The report states the number of outsourced call centers in Canada will rise from 450 in 2002 to 600 by 2007, an increase of 33 percent. Actual outsourced agent positions will grow from 24,200 to 36,800 during this same period. However, the growth of agent positions is expected to outpace that of facilities growth, as industry consolidation makes its way into the call center market, prompting fewer call centers with more agents.
Ryan adds the highest growth regions will be western Canada and Quebec, due in large part to probusiness administration put in place to help restore an economy battered by political unrest. Although the threat of Quebec separating from Canada no longer exists, Ryan maintains, it prompted a "capital flight." This lowered real estate value and raised the unemployment rate, which, in turn, lowered labor costs. The best investment opportunities for call centers, considering price, labor, real estate and the agents' education level, would be British Columbia, Alberta, or Quebec, Ryan suggests. He adds Quebec has a larger bilingual population than Ontario, and labor costs are cheaper.

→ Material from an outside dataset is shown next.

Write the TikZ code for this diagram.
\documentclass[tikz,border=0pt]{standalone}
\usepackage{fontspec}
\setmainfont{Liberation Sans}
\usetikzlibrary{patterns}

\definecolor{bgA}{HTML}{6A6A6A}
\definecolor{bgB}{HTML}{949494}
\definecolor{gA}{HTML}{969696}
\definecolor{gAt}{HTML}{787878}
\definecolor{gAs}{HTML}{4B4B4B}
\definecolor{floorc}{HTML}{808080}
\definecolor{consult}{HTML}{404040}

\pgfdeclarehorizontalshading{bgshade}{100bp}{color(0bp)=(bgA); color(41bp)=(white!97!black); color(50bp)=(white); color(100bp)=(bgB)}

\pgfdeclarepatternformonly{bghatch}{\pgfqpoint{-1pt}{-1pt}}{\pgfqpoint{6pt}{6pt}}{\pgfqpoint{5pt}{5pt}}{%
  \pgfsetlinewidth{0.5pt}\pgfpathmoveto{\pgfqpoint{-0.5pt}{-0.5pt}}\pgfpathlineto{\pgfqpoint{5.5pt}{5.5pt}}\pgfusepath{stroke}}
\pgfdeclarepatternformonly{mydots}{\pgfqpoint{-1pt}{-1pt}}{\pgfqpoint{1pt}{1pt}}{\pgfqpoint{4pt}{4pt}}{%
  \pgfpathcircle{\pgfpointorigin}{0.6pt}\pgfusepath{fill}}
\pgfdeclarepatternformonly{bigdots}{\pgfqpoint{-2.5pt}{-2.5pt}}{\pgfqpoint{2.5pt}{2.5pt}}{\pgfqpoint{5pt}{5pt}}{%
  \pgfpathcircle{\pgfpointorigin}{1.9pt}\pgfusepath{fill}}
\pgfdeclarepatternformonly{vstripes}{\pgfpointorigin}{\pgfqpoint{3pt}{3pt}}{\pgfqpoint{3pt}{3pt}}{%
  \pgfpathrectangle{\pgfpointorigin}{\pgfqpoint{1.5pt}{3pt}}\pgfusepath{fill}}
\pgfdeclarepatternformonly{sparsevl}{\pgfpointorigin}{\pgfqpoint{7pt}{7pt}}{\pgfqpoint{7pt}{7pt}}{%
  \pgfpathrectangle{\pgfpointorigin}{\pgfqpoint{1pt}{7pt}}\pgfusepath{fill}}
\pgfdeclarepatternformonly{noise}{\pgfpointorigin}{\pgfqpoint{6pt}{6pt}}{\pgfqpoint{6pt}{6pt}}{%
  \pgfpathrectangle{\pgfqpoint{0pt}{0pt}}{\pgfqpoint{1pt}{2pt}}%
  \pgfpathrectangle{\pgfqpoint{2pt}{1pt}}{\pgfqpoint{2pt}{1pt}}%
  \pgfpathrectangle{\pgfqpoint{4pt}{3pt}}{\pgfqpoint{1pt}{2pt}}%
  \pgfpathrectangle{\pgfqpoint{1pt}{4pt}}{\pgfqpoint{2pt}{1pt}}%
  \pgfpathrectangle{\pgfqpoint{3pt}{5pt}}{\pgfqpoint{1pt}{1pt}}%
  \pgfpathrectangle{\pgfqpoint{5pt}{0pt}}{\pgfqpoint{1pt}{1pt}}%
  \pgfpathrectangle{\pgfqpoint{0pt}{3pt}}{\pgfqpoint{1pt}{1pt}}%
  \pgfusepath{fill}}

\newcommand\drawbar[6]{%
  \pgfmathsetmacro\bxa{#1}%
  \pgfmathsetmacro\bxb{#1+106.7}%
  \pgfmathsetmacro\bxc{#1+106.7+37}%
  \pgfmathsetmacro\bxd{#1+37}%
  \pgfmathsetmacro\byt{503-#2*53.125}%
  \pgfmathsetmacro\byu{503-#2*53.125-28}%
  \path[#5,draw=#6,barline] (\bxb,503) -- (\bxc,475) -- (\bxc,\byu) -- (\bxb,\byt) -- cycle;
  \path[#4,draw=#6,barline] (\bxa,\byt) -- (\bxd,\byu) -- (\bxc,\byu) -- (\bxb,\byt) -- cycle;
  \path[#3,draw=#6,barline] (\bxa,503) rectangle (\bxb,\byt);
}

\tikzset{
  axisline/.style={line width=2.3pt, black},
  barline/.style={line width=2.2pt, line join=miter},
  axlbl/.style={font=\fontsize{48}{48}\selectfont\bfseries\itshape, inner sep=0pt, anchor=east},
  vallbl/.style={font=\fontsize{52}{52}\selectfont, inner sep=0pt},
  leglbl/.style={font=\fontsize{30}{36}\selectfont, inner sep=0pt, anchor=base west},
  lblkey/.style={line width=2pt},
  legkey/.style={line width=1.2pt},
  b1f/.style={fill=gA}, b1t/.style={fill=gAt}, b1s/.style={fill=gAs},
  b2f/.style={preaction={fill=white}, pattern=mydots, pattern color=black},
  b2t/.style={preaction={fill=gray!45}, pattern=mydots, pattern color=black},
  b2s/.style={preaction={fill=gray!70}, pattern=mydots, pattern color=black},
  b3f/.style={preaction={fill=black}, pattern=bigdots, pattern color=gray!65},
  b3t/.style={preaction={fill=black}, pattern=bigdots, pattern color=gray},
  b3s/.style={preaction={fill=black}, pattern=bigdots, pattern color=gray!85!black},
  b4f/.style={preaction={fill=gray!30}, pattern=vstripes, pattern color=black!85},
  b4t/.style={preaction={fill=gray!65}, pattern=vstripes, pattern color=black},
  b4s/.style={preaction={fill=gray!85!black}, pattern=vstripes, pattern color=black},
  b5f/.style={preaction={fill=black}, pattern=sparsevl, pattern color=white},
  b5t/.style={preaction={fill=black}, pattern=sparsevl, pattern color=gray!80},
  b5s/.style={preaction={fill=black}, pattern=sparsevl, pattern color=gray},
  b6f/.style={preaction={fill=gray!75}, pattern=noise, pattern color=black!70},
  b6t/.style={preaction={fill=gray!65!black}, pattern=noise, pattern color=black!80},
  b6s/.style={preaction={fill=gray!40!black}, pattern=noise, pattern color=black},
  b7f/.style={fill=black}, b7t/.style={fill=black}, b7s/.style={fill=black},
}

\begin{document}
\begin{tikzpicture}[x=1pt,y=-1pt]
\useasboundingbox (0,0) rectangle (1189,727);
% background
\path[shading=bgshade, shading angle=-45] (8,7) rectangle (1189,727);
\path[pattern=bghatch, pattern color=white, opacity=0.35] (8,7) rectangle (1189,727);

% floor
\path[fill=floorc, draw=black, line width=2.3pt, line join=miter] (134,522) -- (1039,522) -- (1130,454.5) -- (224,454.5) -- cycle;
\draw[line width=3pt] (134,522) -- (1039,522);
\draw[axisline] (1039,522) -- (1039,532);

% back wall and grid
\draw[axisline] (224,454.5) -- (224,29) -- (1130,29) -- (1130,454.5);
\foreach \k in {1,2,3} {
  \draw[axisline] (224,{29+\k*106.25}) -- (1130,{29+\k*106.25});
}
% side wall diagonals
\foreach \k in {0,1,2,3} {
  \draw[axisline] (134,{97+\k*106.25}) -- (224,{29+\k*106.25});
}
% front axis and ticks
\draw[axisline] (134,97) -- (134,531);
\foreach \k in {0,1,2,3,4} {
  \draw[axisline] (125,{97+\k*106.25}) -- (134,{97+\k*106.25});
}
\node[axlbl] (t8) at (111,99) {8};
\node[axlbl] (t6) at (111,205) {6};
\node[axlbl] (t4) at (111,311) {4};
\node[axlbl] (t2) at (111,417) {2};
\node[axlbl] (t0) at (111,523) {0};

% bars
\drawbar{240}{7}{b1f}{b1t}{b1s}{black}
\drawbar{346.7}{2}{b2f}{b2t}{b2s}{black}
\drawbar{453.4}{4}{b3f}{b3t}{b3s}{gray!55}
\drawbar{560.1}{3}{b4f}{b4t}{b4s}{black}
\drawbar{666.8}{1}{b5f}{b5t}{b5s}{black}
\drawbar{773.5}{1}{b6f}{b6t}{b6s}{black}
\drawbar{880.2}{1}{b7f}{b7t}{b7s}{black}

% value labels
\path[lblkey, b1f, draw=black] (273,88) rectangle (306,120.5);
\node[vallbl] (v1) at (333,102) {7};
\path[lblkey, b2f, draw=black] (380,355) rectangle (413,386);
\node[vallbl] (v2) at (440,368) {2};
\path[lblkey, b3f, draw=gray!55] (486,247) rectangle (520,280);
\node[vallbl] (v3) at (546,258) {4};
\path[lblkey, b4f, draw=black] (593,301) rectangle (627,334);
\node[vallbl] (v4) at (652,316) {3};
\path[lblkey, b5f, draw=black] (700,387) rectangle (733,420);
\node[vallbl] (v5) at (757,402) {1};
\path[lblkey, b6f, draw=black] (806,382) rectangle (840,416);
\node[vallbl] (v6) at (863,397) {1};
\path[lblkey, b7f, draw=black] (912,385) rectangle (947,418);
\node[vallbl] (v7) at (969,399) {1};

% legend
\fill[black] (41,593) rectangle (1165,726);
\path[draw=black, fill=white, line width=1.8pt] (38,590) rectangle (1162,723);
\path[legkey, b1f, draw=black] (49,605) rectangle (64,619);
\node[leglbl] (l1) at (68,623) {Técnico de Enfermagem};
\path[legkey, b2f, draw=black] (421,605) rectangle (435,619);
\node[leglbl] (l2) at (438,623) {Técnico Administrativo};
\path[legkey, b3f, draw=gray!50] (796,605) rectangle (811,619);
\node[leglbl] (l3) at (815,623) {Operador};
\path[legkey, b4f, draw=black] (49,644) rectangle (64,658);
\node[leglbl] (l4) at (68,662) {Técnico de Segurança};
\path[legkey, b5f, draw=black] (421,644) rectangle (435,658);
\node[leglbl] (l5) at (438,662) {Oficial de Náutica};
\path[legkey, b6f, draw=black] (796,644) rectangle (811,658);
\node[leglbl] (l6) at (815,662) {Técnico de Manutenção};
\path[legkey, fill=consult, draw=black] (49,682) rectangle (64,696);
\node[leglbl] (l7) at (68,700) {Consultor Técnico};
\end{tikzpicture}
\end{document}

Additionally he says attrition rates among Canadians are lower than U.S. agents', primarily due to high unemployment rates. There are some areas, such as the Maritime Provinces, he says, that have had unemployment rates in the double digits for several years. "The higher the unemployment rate, the more you're likely to stay at your job," he says.
The report acknowledges the competitive threat of offshore call centers. While locations such as India, Malaysia, and Mexico are inexpensive, in many cases they posses volatile and poor infrastructures, Ryan says.
Several large companies have already started an exodus from the U.S. to Canada, including MetLife, Sears, and USAir.